- [Short problem]: Quote every line of the data below as it stands, omitting pictures.
'''
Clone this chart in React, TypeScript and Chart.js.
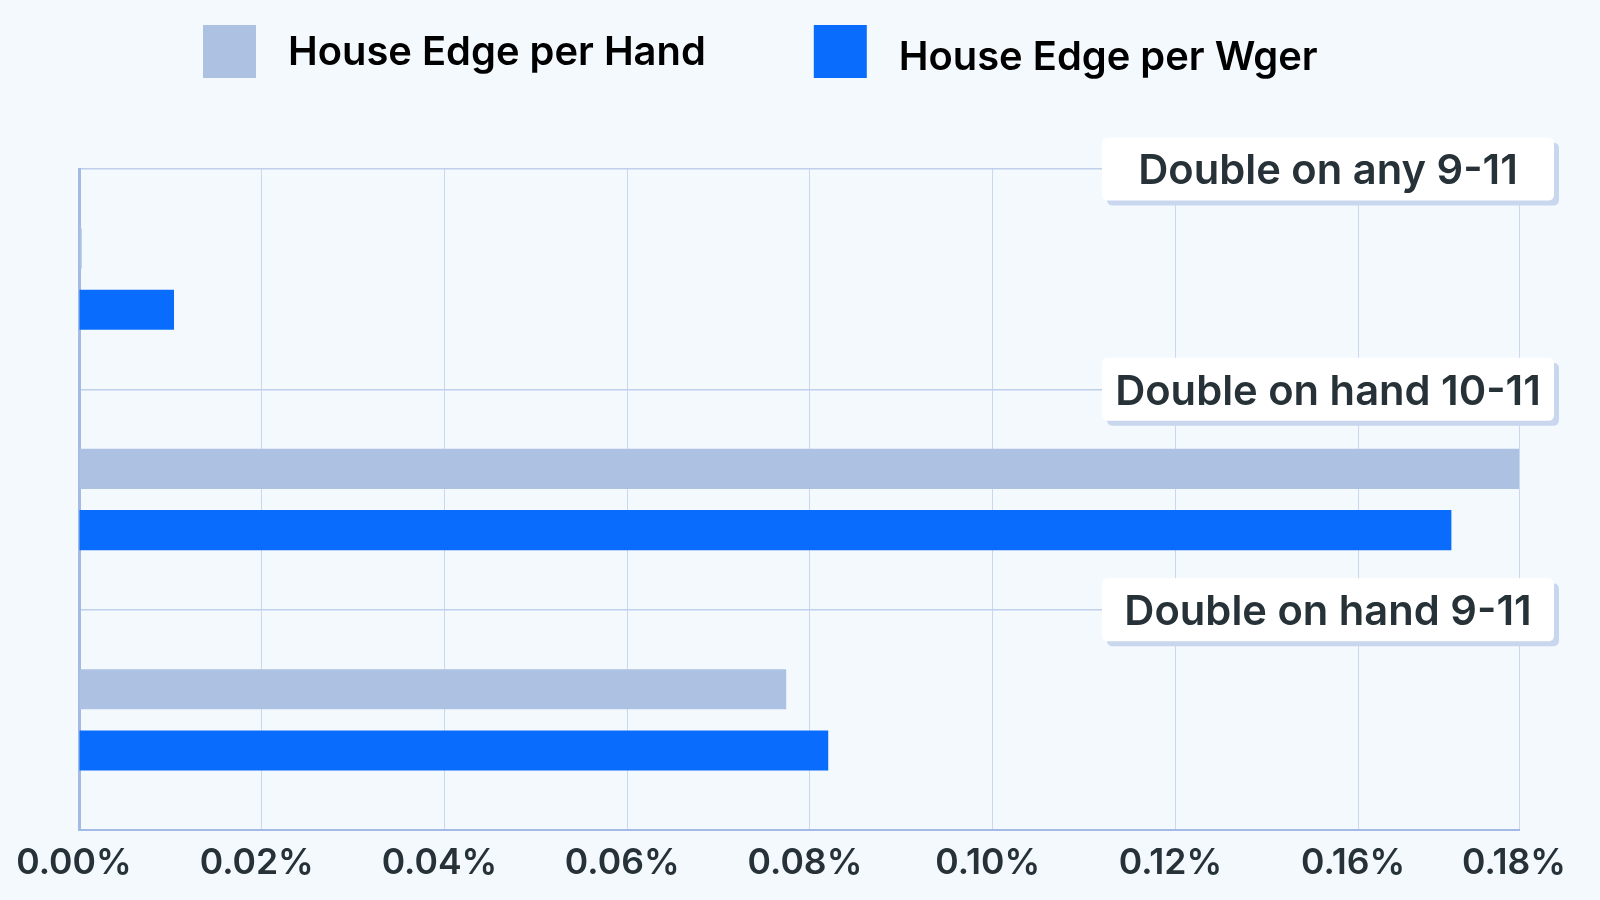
import React, { useEffect, useRef } from "react";
import { Chart, registerables } from "chart.js";

Chart.register(...registerables);

// ---- data ----
const categories = ["Double on any 9-11", "Double on hand 10-11", "Double on hand 9-11"];
const seriesNames = ["House Edge per Hand", "House Edge per Wger"];
const houseEdgePerHand = [0.0003, 0.1576, 0.0774];
const houseEdgePerWager = [0.0104, 0.1502, 0.082];
const xTickValues = [0, 0.02, 0.04, 0.06, 0.08, 0.1, 0.12, 0.14, 0.1576];
const xTickLabels = ["0.00%", "0.02%", "0.04%", "0.06%", "0.08%", "0.10%", "0.12%", "0.16%", "0.18%"];
const xMin = 0;
const xMax = 0.1576;

// ---- style ----
const COLORS = {
  hand: "#adc1e2",
  wager: "#0a6cfc",
  bg: "#f4f9fe",
  grid: "#cad8ee",
  hgrid: "#bfd0ea",
  axis: "#a3bbe4",
  text: "#263238",
  legendText: "#000000",
  shadow: "#c9d7ee",
};
const FONT = "Inter, 'Open Sans', sans-serif";

function fitSize(text: string, weight: number, target: number): number {
  const c = document.createElement("canvas").getContext("2d")!;
  c.font = `${weight} 100px ${FONT}`;
  return (100 * target) / c.measureText(text).width;
}

function roundRect(ctx: CanvasRenderingContext2D, x: number, y: number, w: number, h: number, r: number) {
  ctx.beginPath();
  ctx.moveTo(x + r, y);
  ctx.lineTo(x + w - r, y);
  ctx.quadraticCurveTo(x + w, y, x + w, y + r);
  ctx.lineTo(x + w, y + h - r);
  ctx.quadraticCurveTo(x + w, y + h, x + w - r, y + h);
  ctx.lineTo(x + r, y + h);
  ctx.quadraticCurveTo(x, y + h, x, y + h - r);
  ctx.lineTo(x, y + r);
  ctx.quadraticCurveTo(x, y, x + r, y);
  ctx.closePath();
}

export default function App() {
  const ref = useRef<HTMLCanvasElement | null>(null);

  useEffect(() => {
    if (!ref.current) return;

    const legendSize = fitSize(seriesNames[0], 600, 418);
    const boxSize = fitSize(categories[0], 600, 376) * 1.01;
    const tickSize = fitSize(xTickLabels[0], 600, 110) * 1.05;
    const tickPad = 12;

    const legendPlugin = {
      id: "customLegend",
      afterDraw(chart: any) {
        const ctx: CanvasRenderingContext2D = chart.ctx;
        ctx.save();
        ctx.font = `600 ${legendSize}px ${FONT}`;
        ctx.textBaseline = "middle";
        ctx.textAlign = "left";
        let x = 203;
        const top = 25;
        const box = 53;
        const dy = [2, 7];
        chart.data.datasets.forEach((ds: any, i: number) => {
          ctx.fillStyle = ds.backgroundColor;
          ctx.fillRect(x, top, box, box);
          ctx.fillStyle = COLORS.legendText;
          ctx.fillText(ds.label, x + box + 32, top + box / 2 + dy[i]);
          x += box + 32 + ctx.measureText(ds.label).width + 108;
        });
        ctx.restore();
      },
    };

    const categoryBoxPlugin = {
      id: "categoryBoxes",
      afterDraw(chart: any) {
        const ctx: CanvasRenderingContext2D = chart.ctx;
        const yScale = chart.scales.y;
        const area = chart.chartArea;
        const n = chart.data.labels.length;
        const band = (area.bottom - area.top) / n;
        ctx.save();
        ctx.font = `600 ${boxSize}px ${FONT}`;
        ctx.textAlign = "center";
        ctx.textBaseline = "alphabetic";
        const w = 452;
        const h = 63;
        chart.data.labels.forEach((label: string, i: number) => {
          const cy = yScale.getPixelForValue(i) - band / 2;
          const x = area.right + 35 - w;
          const y = cy - h / 2;
          ctx.fillStyle = COLORS.shadow;
          roundRect(ctx, x + 5, y + 5, w, h, 6);
          ctx.fill();
          ctx.fillStyle = "#ffffff";
          roundRect(ctx, x, y, w, h, 6);
          ctx.fill();
          ctx.fillStyle = COLORS.text;
          ctx.fillText(label, x + w / 2, cy + boxSize * 0.37);
        });
        ctx.restore();
      },
    };

    const chart = new Chart(ref.current, {
      type: "bar",
      data: {
        labels: categories,
        datasets: [
          {
            label: seriesNames[0],
            data: houseEdgePerHand,
            backgroundColor: COLORS.hand,
            categoryPercentage: 0.556,
            barPercentage: 0.655,
          },
          {
            label: seriesNames[1],
            data: houseEdgePerWager,
            backgroundColor: COLORS.wager,
            categoryPercentage: 0.556,
            barPercentage: 0.655,
          },
        ],
      },
      options: {
        indexAxis: "y",
        responsive: false,
        animation: false,
        devicePixelRatio: 1,
        layout: { padding: { top: 169, right: 81, bottom: 0, left: 0 } },
        plugins: {
          legend: { display: false },
          tooltip: { enabled: false },
        },
        scales: {
          x: {
            type: "linear",
            min: xMin,
            max: xMax,
            afterBuildTicks: (s: any) => {
              s.ticks = xTickValues.map((v) => ({ value: v }));
            },
            afterFit: (s: any) => {
              s.height = 70;
            },
            ticks: {
              autoSkip: false,
              maxRotation: 0,
              padding: tickPad,
              labelOffset: -5,
              color: COLORS.text,
              font: { family: FONT, size: tickSize, weight: 600 },
              callback: (_v: any, i: number) => xTickLabels[i],
            },
            grid: { color: COLORS.grid, lineWidth: 1, drawTicks: false },
            border: { color: COLORS.axis, width: 2 },
          },
          y: {
            ticks: { display: false },
            grid: { color: COLORS.hgrid, lineWidth: 1.5, drawTicks: false, offset: true },
            border: { color: COLORS.axis, width: 3 },
            afterFit: (s: any) => {
              s.width = 79;
            },
          },
        },
      },
      plugins: [legendPlugin, categoryBoxPlugin],
    } as any);

    return () => chart.destroy();
  }, []);

  return (
    <div
      style={{
        position: "fixed",
        left: 0,
        top: 0,
        width: 1600,
        height: 900,
        background: COLORS.bg,
      }}
    >
      <canvas ref={ref} width={1600} height={900} style={{ display: "block" }} />
    </div>
  );
}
'''
- [Task answer]:
Clone this chart in React, TypeScript and Chart.js.
import React, { useEffect, useRef } from "react";
import { Chart, registerables } from "chart.js";

Chart.register(...registerables);

// ---- data ----
const categories = ["Double on any 9-11", "Double on hand 10-11", "Double on hand 9-11"];
const seriesNames = ["House Edge per Hand", "House Edge per Wger"];
const houseEdgePerHand = [0.0003, 0.1576, 0.0774];
const houseEdgePerWager = [0.0104, 0.1502, 0.082];
const xTickValues = [0, 0.02, 0.04, 0.06, 0.08, 0.1, 0.12, 0.14, 0.1576];
const xTickLabels = ["0.00%", "0.02%", "0.04%", "0.06%", "0.08%", "0.10%", "0.12%", "0.16%", "0.18%"];
const xMin = 0;
const xMax = 0.1576;

// ---- style ----
const COLORS = {
  hand: "#adc1e2",
  wager: "#0a6cfc",
  bg: "#f4f9fe",
  grid: "#cad8ee",
  hgrid: "#bfd0ea",
  axis: "#a3bbe4",
  text: "#263238",
  legendText: "#000000",
  shadow: "#c9d7ee",
};
const FONT = "Inter, 'Open Sans', sans-serif";

function fitSize(text: string, weight: number, target: number): number {
  const c = document.createElement("canvas").getContext("2d")!;
  c.font = `${weight} 100px ${FONT}`;
  return (100 * target) / c.measureText(text).width;
}

function roundRect(ctx: CanvasRenderingContext2D, x: number, y: number, w: number, h: number, r: number) {
  ctx.beginPath();
  ctx.moveTo(x + r, y);
  ctx.lineTo(x + w - r, y);
  ctx.quadraticCurveTo(x + w, y, x + w, y + r);
  ctx.lineTo(x + w, y + h - r);
  ctx.quadraticCurveTo(x + w, y + h, x + w - r, y + h);
  ctx.lineTo(x + r, y + h);
  ctx.quadraticCurveTo(x, y + h, x, y + h - r);
  ctx.lineTo(x, y + r);
  ctx.quadraticCurveTo(x, y, x + r, y);
  ctx.closePath();
}

export default function App() {
  const ref = useRef<HTMLCanvasElement | null>(null);

  useEffect(() => {
    if (!ref.current) return;

    const legendSize = fitSize(seriesNames[0], 600, 418);
    const boxSize = fitSize(categories[0], 600, 376) * 1.01;
    const tickSize = fitSize(xTickLabels[0], 600, 110) * 1.05;
    const tickPad = 12;

    const legendPlugin = {
      id: "customLegend",
      afterDraw(chart: any) {
        const ctx: CanvasRenderingContext2D = chart.ctx;
        ctx.save();
        ctx.font = `600 ${legendSize}px ${FONT}`;
        ctx.textBaseline = "middle";
        ctx.textAlign = "left";
        let x = 203;
        const top = 25;
        const box = 53;
        const dy = [2, 7];
        chart.data.datasets.forEach((ds: any, i: number) => {
          ctx.fillStyle = ds.backgroundColor;
          ctx.fillRect(x, top, box, box);
          ctx.fillStyle = COLORS.legendText;
          ctx.fillText(ds.label, x + box + 32, top + box / 2 + dy[i]);
          x += box + 32 + ctx.measureText(ds.label).width + 108;
        });
        ctx.restore();
      },
    };

    const categoryBoxPlugin = {
      id: "categoryBoxes",
      afterDraw(chart: any) {
        const ctx: CanvasRenderingContext2D = chart.ctx;
        const yScale = chart.scales.y;
        const area = chart.chartArea;
        const n = chart.data.labels.length;
        const band = (area.bottom - area.top) / n;
        ctx.save();
        ctx.font = `600 ${boxSize}px ${FONT}`;
        ctx.textAlign = "center";
        ctx.textBaseline = "alphabetic";
        const w = 452;
        const h = 63;
        chart.data.labels.forEach((label: string, i: number) => {
          const cy = yScale.getPixelForValue(i) - band / 2;
          const x = area.right + 35 - w;
          const y = cy - h / 2;
          ctx.fillStyle = COLORS.shadow;
          roundRect(ctx, x + 5, y + 5, w, h, 6);
          ctx.fill();
          ctx.fillStyle = "#ffffff";
          roundRect(ctx, x, y, w, h, 6);
          ctx.fill();
          ctx.fillStyle = COLORS.text;
          ctx.fillText(label, x + w / 2, cy + boxSize * 0.37);
        });
        ctx.restore();
      },
    };

    const chart = new Chart(ref.current, {
      type: "bar",
      data: {
        labels: categories,
        datasets: [
          {
            label: seriesNames[0],
            data: houseEdgePerHand,
            backgroundColor: COLORS.hand,
            categoryPercentage: 0.556,
            barPercentage: 0.655,
          },
          {
            label: seriesNames[1],
            data: houseEdgePerWager,
            backgroundColor: COLORS.wager,
            categoryPercentage: 0.556,
            barPercentage: 0.655,
          },
        ],
      },
      options: {
        indexAxis: "y",
        responsive: false,
        animation: false,
        devicePixelRatio: 1,
        layout: { padding: { top: 169, right: 81, bottom: 0, left: 0 } },
        plugins: {
          legend: { display: false },
          tooltip: { enabled: false },
        },
        scales: {
          x: {
            type: "linear",
            min: xMin,
            max: xMax,
            afterBuildTicks: (s: any) => {
              s.ticks = xTickValues.map((v) => ({ value: v }));
            },
            afterFit: (s: any) => {
              s.height = 70;
            },
            ticks: {
              autoSkip: false,
              maxRotation: 0,
              padding: tickPad,
              labelOffset: -5,
              color: COLORS.text,
              font: { family: FONT, size: tickSize, weight: 600 },
              callback: (_v: any, i: number) => xTickLabels[i],
            },
            grid: { color: COLORS.grid, lineWidth: 1, drawTicks: false },
            border: { color: COLORS.axis, width: 2 },
          },
          y: {
            ticks: { display: false },
            grid: { color: COLORS.hgrid, lineWidth: 1.5, drawTicks: false, offset: true },
            border: { color: COLORS.axis, width: 3 },
            afterFit: (s: any) => {
              s.width = 79;
            },
          },
        },
      },
      plugins: [legendPlugin, categoryBoxPlugin],
    } as any);

    return () => chart.destroy();
  }, []);

  return (
    <div
      style={{
        position: "fixed",
        left: 0,
        top: 0,
        width: 1600,
        height: 900,
        background: COLORS.bg,
      }}
    >
      <canvas ref={ref} width={1600} height={900} style={{ display: "block" }} />
    </div>
  );
}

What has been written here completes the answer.